3. Compute expected tournament score (approximation)

Because the Project 1 output retains only the average opponent pre-rating (not the full opponent list), I approximated the expected tournament score by computing expected per-game score versus the average opponent rating, then multiplying by the number of rounds played.

In this tournament there are 7 rounds, so we use n_rounds = 7.

n_rounds <- 7

elo_expected <- function(r_player, r_opp_avg) {
  1 / (1 + 10^((r_opp_avg - r_player) / 400))
}

results <- chess %>%
  mutate(
    expected_per_game = elo_expected(Pre_Rating, Average_Opponent_Pre_Rating),
    expected_score = n_rounds * expected_per_game,
    actual_score = Total_Points,
    performance_diff = actual_score - expected_score
  )

results %>%
  select(Player_Name, State, Pre_Rating, Average_Opponent_Pre_Rating, actual_score, expected_score, performance_diff) %>%
  arrange(desc(performance_diff)) %>%
  head(10) %>%
  kable(digits = 3, caption = "Top 10 players by performance difference (Actual - Expected)")
Top 10 players by performance difference (Actual - Expected)
Player_Name State Pre_Rating Average_Opponent_Pre_Rating actual_score expected_score performance_diff
Aditya Bajaj MI 1384 1564 6.0 1.833 4.167
Zachary James Houghton MI 1220 1484 4.5 1.257 3.243
Anvit Rao MI 1365 1554 5.0 1.764 3.236
Jacob Alexander Lavalley MI 377 1358 3.0 0.025 2.975
Amiyatosh Pwnanandam MI 980 1385 3.5 0.620 2.880
Stefano Lee ON 1411 1523 5.0 2.409 2.591
Ethan Guo MI 935 1495 2.5 0.268 2.232
Michael R Aldrich MI 1229 1357 4.0 2.266 1.734
Dakshesh Daruri MI 1553 1469 6.0 4.330 1.670
Tejas Ayyagari MI 1011 1356 2.5 0.845 1.655

4. Identify overperformers and underperformers

We rank players by: \[ Performance Difference=Actual Score−Expected Score \]
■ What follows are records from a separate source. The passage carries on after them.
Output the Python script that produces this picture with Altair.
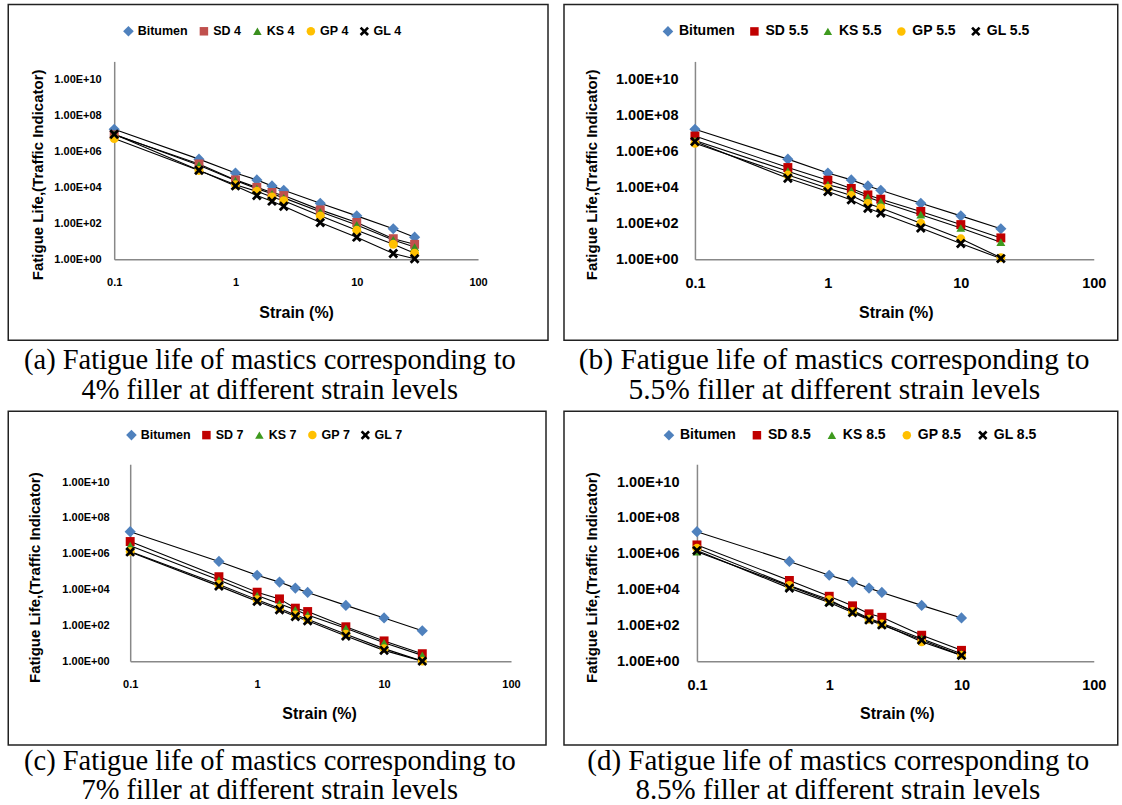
import altair as alt
import pandas as pd

# ---------------- data ----------------
strain_4 = [0.1, 0.5, 1, 1.5, 2, 2.5, 5, 10, 20, 30]
strain_55 = [0.1, 0.5, 1, 1.5, 2, 2.5, 5, 10, 20]
strain_7 = [0.1, 0.5, 1, 1.5, 2, 2.5, 5, 10, 20]
strain_85 = [0.1, 0.5, 1, 1.5, 2, 2.5, 5, 10]

names_4 = ["Bitumen", "SD 4", "KS 4", "GP 4", "GL 4"]
names_55 = ["Bitumen", "SD 5.5", "KS 5.5", "GP 5.5", "GL 5.5"]
names_7 = ["Bitumen", "SD 7", "KS 7", "GP 7", "GL 7"]
names_85 = ["Bitumen", "SD 8.5", "KS 8.5", "GP 8.5", "GL 8.5"]

# (a) 4 % filler
bitumen_4 = [1.7e7, 3.7e5, 6.3e4, 2.6e4, 1.2e4, 6.9e3, 1.3e3, 2.6e2, 50, 17]
sd_4 = [8.3e6, 2.0e5, 2.6e4, 1.0e4, 5.2e3, 3.5e3, 5.6e2, 112, 14, 6.8]
ks_4 = [8.9e6, 1.7e5, 2.4e4, 8.5e3, 4.4e3, 2.6e3, 4.4e2, 81, 12, 4.8]
gp_4 = [5.2e6, 8.7e4, 1.4e4, 6.0e3, 2.9e3, 1.8e3, 2.6e2, 41, 6.8, 2.2]
gl_4 = [8.9e6, 8.9e4, 1.2e4, 3.5e3, 1.7e3, 8.9e2, 1.1e2, 17, 2.1, 1.07]

# (b) 5.5 % filler
bitumen_55 = [1.7e7, 3.7e5, 6.3e4, 2.6e4, 1.2e4, 6.9e3, 1.3e3, 2.6e2, 50]
sd_55 = [7.1e6, 1.26e5, 2.5e4, 8.7e3, 3.8e3, 2.2e3, 4.6e2, 85, 15.5]
ks_55 = [4.0e6, 7.9e4, 1.4e4, 6.6e3, 2.8e3, 1.6e3, 3.0e2, 55, 8.9]
gp_55 = [2.8e6, 4.8e4, 8.9e3, 3.5e3, 1.26e3, 7.2e2, 100, 13.8, 1.23]
gl_55 = [3.5e6, 3.2e4, 5.8e3, 2.0e3, 6.9e2, 3.7e2, 55, 7.6, 1.1]

# (c) 7 % filler
bitumen_7 = [1.7e7, 3.7e5, 6.3e4, 2.6e4, 1.2e4, 6.9e3, 1.3e3, 2.6e2, 50]
sd_7 = [4.8e6, 5.2e4, 7.1e3, 3.0e3, 9.1e2, 5.9e2, 83, 13.5, 2.6]
ks_7 = [2.8e6, 3.4e4, 4.6e3, 1.6e3, 7.4e2, 3.8e2, 68, 10.5, 2.1]
gp_7 = [1.35e6, 1.9e4, 2.7e3, 9.1e2, 3.8e2, 2.2e2, 32, 5.0, 1.0]
gl_7 = [1.26e6, 1.55e4, 2.2e3, 7.4e2, 3.1e2, 1.8e2, 25, 4.0, 1.0]

# (d) 8.5 % filler
bitumen_85 = [1.7e7, 3.7e5, 6.3e4, 2.6e4, 1.2e4, 6.9e3, 1.3e3, 2.6e2]
sd_85 = [3.1e6, 3.2e4, 4.2e3, 1.23e3, 4.4e2, 2.8e2, 28, 4.0]
ks_85 = [1.3e6, 1.55e4, 2.2e3, 6.8e2, 2.5e2, 1.3e2, 18, 2.6]
gp_85 = [2.0e6, 1.7e4, 2.7e3, 5.9e2, 2.2e2, 1.2e2, 12, 2.1]
gl_85 = [1.5e6, 1.2e4, 1.9e3, 5.2e2, 2.0e2, 1.05e2, 15, 2.1]

x_ticks = [0.1, 1, 10, 100]
y_ticks = [1, 1e2, 1e4, 1e6, 1e8, 1e10]

caption_a = ["(a) Fatigue life of mastics corresponding to", "4% filler at different strain levels"]
caption_b = ["(b) Fatigue life of mastics corresponding to", "5.5% filler at different strain levels"]
caption_c = ["(c) Fatigue life of mastics corresponding to", "7% filler at different strain levels"]
caption_d = ["(d) Fatigue life of mastics corresponding to", "8.5% filler at different strain levels"]

colors_a = ["#4F81BD", "#C0504D", "#3A8F1E", "#FFC000", "#000000"]
colors_bcd = ["#4F81BD", "#C00000", "#3E9A1E", "#FFC000", "#000000"]

DIAMOND = "M0,-1.25L1.25,0L0,1.25L-1.25,0Z"
XSHAPE = ("M-1.1,-0.66L-0.66,-1.1L0,-0.44L0.66,-1.1L1.1,-0.66L0.44,0L1.1,0.66"
          "L0.66,1.1L0,0.44L-0.66,1.1L-1.1,0.66L-0.44,0Z")
shapes = [DIAMOND, "square", "triangle-up", "circle", XSHAPE]

SANS = "Liberation Sans"
SERIF = "Liberation Serif"
ONE = pd.DataFrame({"k": [0]})


def make_panel(strain, series, names, colors, g):
    rows = []
    for name, vals in zip(names, series):
        for s, v in zip(strain, vals):
            rows.append({"strain": s, "life": v, "series": name})
    df = pd.DataFrame(rows)

    x0 = g["xin"]
    xs = alt.Scale(type="log", domain=[0.1, 100], range=[x0, g["w"]])
    ys = alt.Scale(type="log", domain=[1, 1e11])
    x_enc = alt.X("strain:Q", scale=xs, axis=alt.Axis(
        values=x_ticks, format="~g", title="Strain (%)", grid=False, ticks=False,
        domainColor="#888888", domainWidth=1.5, labelFlush=False, labelOverlap=False,
        labelFont=SANS, labelFontSize=g["tick"], labelFontWeight="bold", labelColor="black",
        labelPadding=g["xpad"], titleFont=SANS, titleFontSize=16, titleFontWeight="bold",
        titleColor="black", titleX=g["xtitle"][0], titleY=g["xtitle"][1],
        titleAlign="center", titleBaseline="middle"))
    y_enc = alt.Y("life:Q", scale=ys, axis=alt.Axis(
        values=y_ticks, offset=-x0,
        labelExpr="'1.00E+' + (round(log(datum.value)/LN10) < 10 ? '0' : '') + round(log(datum.value)/LN10)",
        title="Fatigue Life,(Traffic  Indicator)", grid=False, ticks=False,
        domainColor="#888888", domainWidth=1.5, labelFlush=False, labelOverlap=False,
        labelFont=SANS, labelFontSize=g["tick"], labelFontWeight="bold", labelColor="black",
        labelPadding=g["lpad"], titleFont=SANS, titleFontSize=15, titleFontWeight="bold",
        titleColor="black", titleX=g["ytitle"][0], titleY=g["ytitle"][1],
        titleAngle=270, titleAlign="center", titleBaseline="middle"))

    leg = alt.Legend(orient="none", legendX=g["legend"][0], legendY=g["legend"][1],
                     direction="horizontal", columns=5, title=None, padding=0,
                     labelFont=SANS, labelFontSize=g["lfont"], labelFontWeight="bold",
                     labelColor="black", columnPadding=g["lcol"], labelOffset=g["loff"],
                     symbolSize=72)

    frame = alt.Chart(ONE).mark_rect(fill="white", fillOpacity=0, stroke="#222222",
                                     strokeWidth=1.5).encode(
        x=alt.value(g["box"][0]), x2=alt.value(g["box"][1]),
        y=alt.value(g["box"][2]), y2=alt.value(g["box"][3]))

    lines = alt.Chart(df).mark_line(color="black", strokeWidth=1.1).encode(
        x=x_enc, y=y_enc, detail="series:N", order="strain:Q")

    points = alt.Chart(df).mark_point(filled=True, opacity=1, size=80, strokeWidth=0).encode(
        x=x_enc, y=y_enc,
        color=alt.Color("series:N", scale=alt.Scale(domain=names, range=colors), legend=leg),
        shape=alt.Shape("series:N", scale=alt.Scale(domain=names, range=shapes), legend=leg),
    )

    return alt.layer(frame, lines, points).properties(width=g["w"], height=g["h"])


def cap_text(text, x, y, align, size):
    return alt.Chart(ONE).mark_text(font=SERIF, fontSize=size, align=align, baseline="top",
                                    color="black").encode(
        x=alt.value(x), y=alt.value(y), text=alt.value(text))


def caption_row(left, right, ys_left, ys_right, size_left, size_right, height):
    # positions are relative to the left column's plot origin (page x = 114)
    return alt.layer(
        cap_text(left[0], -90.2, ys_left[0], "left", size_left),
        cap_text(left[1], -32.8, ys_left[1], "left", size_left),
        cap_text(right[0], 975.6, ys_right[0], "right", size_right),
        cap_text(right[1], 926.5, ys_right[1], "right", size_right),
    ).properties(width=1004, height=height)


ga = dict(w=364, xin=0, h=198, box=(-106, 434, -57, 279), legend=(8, -36.5),
          ytitle=(-77, 113), xtitle=(182, 53), tick=11, lpad=13, xpad=17.5,
          lfont=12.5, lcol=9.5, loff=3)
gb = dict(w=399, xin=0, h=198, box=(-131, 423, -57, 279), legend=(-34, -37),
          ytitle=(-103, 113), xtitle=(201, 53), tick=14.5, lpad=17, xpad=17.5,
          lfont=14, lcol=12.5, loff=4)
gc = dict(w=397, xin=16, h=197, box=(-106, 432, -53, 281), legend=(11, -35.5),
          ytitle=(-96, 113), xtitle=(205, 52), tick=11, lpad=21, xpad=17,
          lfont=12.5, lcol=9, loff=3)
gd = dict(w=397, xin=0, h=197, box=(-133, 421, -53, 281), legend=(-35, -36),
          ytitle=(-105, 113), xtitle=(200, 52), tick=14.5, lpad=18, xpad=17,
          lfont=14, lcol=14, loff=4)

pa = make_panel(strain_4, [bitumen_4, sd_4, ks_4, gp_4, gl_4], names_4, colors_a, ga)
pb = make_panel(strain_55, [bitumen_55, sd_55, ks_55, gp_55, gl_55], names_55, colors_bcd, gb)
pc = make_panel(strain_7, [bitumen_7, sd_7, ks_7, gp_7, gl_7], names_7, colors_bcd, gc)
pd_ = make_panel(strain_85, [bitumen_85, sd_85, ks_85, gp_85, gl_85], names_85, colors_bcd, gd)


def indep(c):
    return c.resolve_scale(x="independent", y="independent", color="independent",
                           shape="independent").resolve_axis(
        x="independent", y="independent").resolve_legend(color="independent", shape="independent")


row1 = indep(alt.hconcat(pa, pb, spacing=14))
row2 = indep(alt.hconcat(pc, pd_, spacing=16))
cap1 = caption_row(caption_a, caption_b, (5, 35), (5, 35), 28.5, 29.5, 69)
cap2 = caption_row(caption_c, caption_d, (1, 29.5), (1, 30), 28.5, 29, 57.5)

chart = indep(alt.vconcat(row1, cap1, row2, cap2, spacing=0)).properties(
    padding={"left": 7.25, "top": 3.25, "right": 3.25, "bottom": 0},
    background="white",
).configure_view(strokeWidth=0)

chart.save("out.html", embed_options={"renderer": "svg", "actions": False})
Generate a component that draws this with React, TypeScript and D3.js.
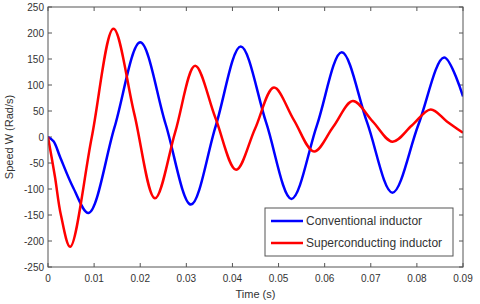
import React from "react";
import * as d3 from "d3";

// values (time in s, speed in rad/s)
const conventionalT = [0, 0.0012, 0.0026, 0.0055, 0.0088, 0.0144, 0.02, 0.0255, 0.031, 0.0364, 0.0418, 0.0473, 0.0528, 0.0583, 0.0637, 0.0692, 0.0747, 0.0803, 0.0859, 0.09];
const conventionalV = [0, -8, -38, -98, -146, 18, 182, 25, -130, 22, 174, 28, -119, 22, 163, 28, -107, 23, 153, 78];

const superT = [0, 0.0015, 0.0028, 0.0048, 0.0095, 0.0142, 0.0187, 0.0232, 0.0276, 0.0319, 0.0363, 0.0408, 0.0449, 0.049, 0.0533, 0.0577, 0.0619, 0.0661, 0.0704, 0.0747, 0.0789, 0.083, 0.0865, 0.09];
const superV = [0, -76, -150, -211, 0, 208, 45, -118, 10, 137, 37, -63, 16, 95, 33, -28, 20, 69, 30, -9, 22, 53, 30, 8];

const xTicks = [0, 0.01, 0.02, 0.03, 0.04, 0.05, 0.06, 0.07, 0.08, 0.09];
const yTicks = [-250, -200, -150, -100, -50, 0, 50, 100, 150, 200, 250];

const seriesNames = ["Conventional inductor", "Superconducting inductor"];
const seriesColors = ["#0000ff", "#ff0000"];

const W = 480;
const H = 304;
const margin = { top: 7, right: 17, bottom: 37, left: 48 };
const font = "'Liberation Sans', Arial, sans-serif";
const axisColor = "#555";
const textColor = "#333";

export default function App() {
  const x = d3.scaleLinear().domain([0, 0.09]).range([margin.left, W - margin.right]);
  const y = d3.scaleLinear().domain([-250, 250]).range([H - margin.bottom, margin.top]);

  const line = d3
    .line<[number, number]>()
    .x((d) => x(d[0]))
    .y((d) => y(d[1]))
    .curve(d3.curveCatmullRom.alpha(0.5));

  const series = [
    conventionalT.map((t, i) => [t, conventionalV[i]] as [number, number]),
    superT.map((t, i) => [t, superV[i]] as [number, number]),
  ];

  const x0 = margin.left, x1 = W - margin.right;
  const y0 = margin.top, y1 = H - margin.bottom;
  const tk = 4;

  const legX = 265, legY = 208, legW = 188, legH = 48;

  return (
    <svg width={W} height={H} style={{ position: "absolute", left: 0, top: 0, background: "#fff" }} fontFamily={font}>
      <rect x={0} y={0} width={W} height={H} fill="#fff" />
      <defs>
        <clipPath id="plot">
          <rect x={x0} y={y0} width={x1 - x0} height={y1 - y0} />
        </clipPath>
      </defs>

      {/* ticks on all four sides, pointing in */}
      {xTicks.map((t) => (
        <g key={"xt" + t}>
          <line x1={x(t)} x2={x(t)} y1={y1} y2={y1 - tk} stroke={axisColor} />
          <line x1={x(t)} x2={x(t)} y1={y0} y2={y0 + tk} stroke={axisColor} />
          <text x={x(t)} y={y1 + 15} textAnchor="middle" fontSize={10} fill={textColor}>
            {t === 0 ? "0" : t.toFixed(2)}
          </text>
        </g>
      ))}
      {yTicks.map((v) => (
        <g key={"yt" + v}>
          <line x1={x0} x2={x0 + tk} y1={y(v)} y2={y(v)} stroke={axisColor} />
          <line x1={x1} x2={x1 - tk} y1={y(v)} y2={y(v)} stroke={axisColor} />
          <text x={x0 - 4} y={y(v) + 3.5} textAnchor="end" fontSize={10} fill={textColor}>
            {v}
          </text>
        </g>
      ))}

      <g clipPath="url(#plot)">
        {series.map((s, i) => (
          <path key={i} d={line(s) ?? ""} fill="none" stroke={seriesColors[i]} strokeWidth={2.5} />
        ))}
      </g>

      <rect x={x0} y={y0} width={x1 - x0} height={y1 - y0} fill="none" stroke={axisColor} strokeWidth={1} />

      <text x={(x0 + x1) / 2} y={298} textAnchor="middle" fontSize={11} fill={textColor}>
        Time (s)
      </text>
      <text
        transform={`translate(13, ${(y0 + y1) / 2}) rotate(-90)`}
        textAnchor="middle"
        fontSize={11}
        fill={textColor}
      >
        Speed W (Rad/s)
      </text>

      <g>
        <rect x={legX} y={legY} width={legW} height={legH} fill="#fff" stroke={axisColor} />
        {seriesNames.map((name, i) => (
          <g key={name}>
            <line x1={legX + 6} x2={legX + 38} y1={legY + 13 + i * 22} y2={legY + 13 + i * 22} stroke={seriesColors[i]} strokeWidth={2.5} />
            <text x={legX + 41} y={legY + 17 + i * 22} fontSize={12} fill={textColor}>
              {name}
            </text>
          </g>
        ))}
      </g>
    </svg>
  );
}
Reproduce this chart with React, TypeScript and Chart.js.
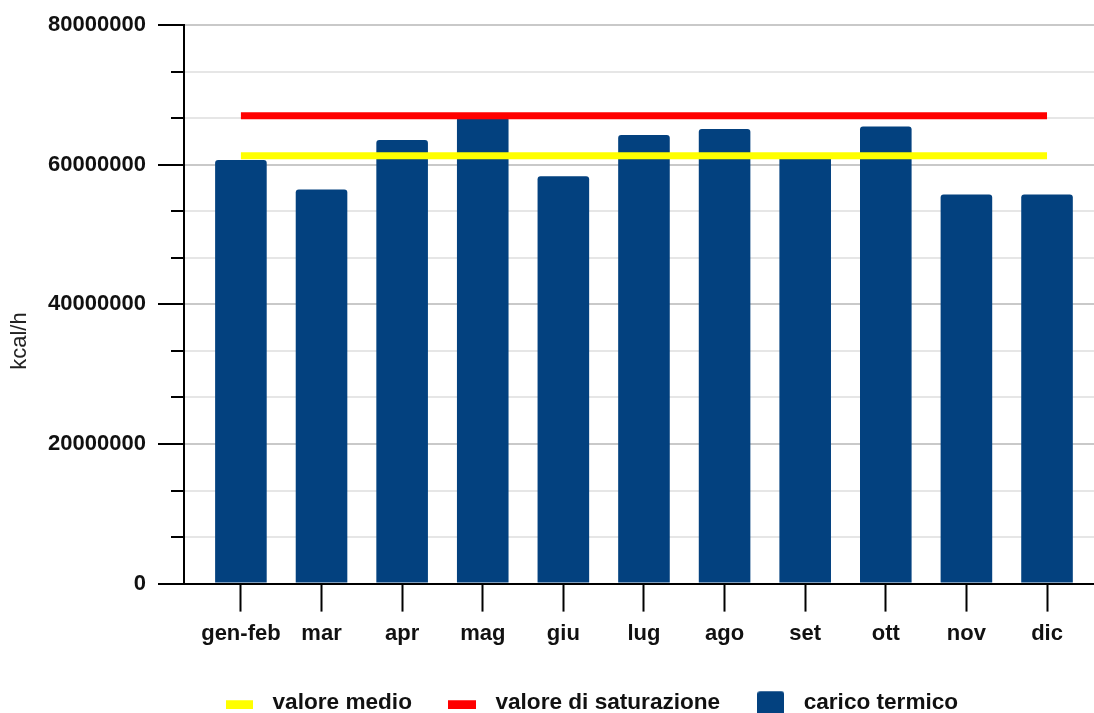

Positive values indicate overperformance
Negative values indicate underperformance

Top 5 Overperformers

top_5_over <- results %>%
  arrange(desc(performance_diff)) %>%
  select(Player_Name, State, Pre_Rating, actual_score, expected_score, performance_diff) %>%
  slice(1:5)

kable(top_5_over, digits = 3, caption = "Top 5 Overperformers (Actual - Expected)")
Top 5 Overperformers (Actual - Expected)
Player_Name State Pre_Rating actual_score expected_score performance_diff
Aditya Bajaj MI 1384 6.0 1.833 4.167
Zachary James Houghton MI 1220 4.5 1.257 3.243
Anvit Rao MI 1365 5.0 1.764 3.236
Jacob Alexander Lavalley MI 377 3.0 0.025 2.975
Amiyatosh Pwnanandam MI 980 3.5 0.620 2.880

Top 5 Underperformers

top_5_under <- results %>%
  arrange(performance_diff) %>%
  select(Player_Name, State, Pre_Rating, actual_score, expected_score, performance_diff) %>%
  slice(1:5)

kable(top_5_under, digits = 3, caption = "Top 5 Underperformers (Actual - Expected)")
Top 5 Underperformers (Actual - Expected)
Player_Name State Pre_Rating actual_score expected_score performance_diff
Ashwin Balaji MI 1530 1.0 6.151 -5.151
Loren Schwiebert MI 1745 3.5 6.301 -2.801
George Avery Jones ON 1522 3.5 6.286 -2.786
Gaurav Gidwani MI 1552 3.5 6.089 -2.589
Chiedozie Okorie MI 1602 3.5 5.880 -2.380

5. Visualization

ggplot(results, aes(x = performance_diff)) +
  geom_histogram(bins = 15) +
  labs(
    title = "Distribution of Performance Difference (Actual - Expected)",
    x = "Performance Difference",
    y = "Number of Players"
  )

6. Brief Interpretation

Players with the largest positive performance differences significantly exceeded their expected scores based on pre-tournament ratings and average opponent strength. In several cases, lower-rated players substantially outperformed rating-based expectations.

Conversely, the largest negative differences indicate higher-rated players who scored fewer points than predicted by the Elo model.

Because expected scores were calculated using average opponent ratings (rather than game-by-game calculations), these results represent an approximation of true Elo expectations. However, the ranking clearly highlights players whose tournament performance diverged most from rating-based predictions.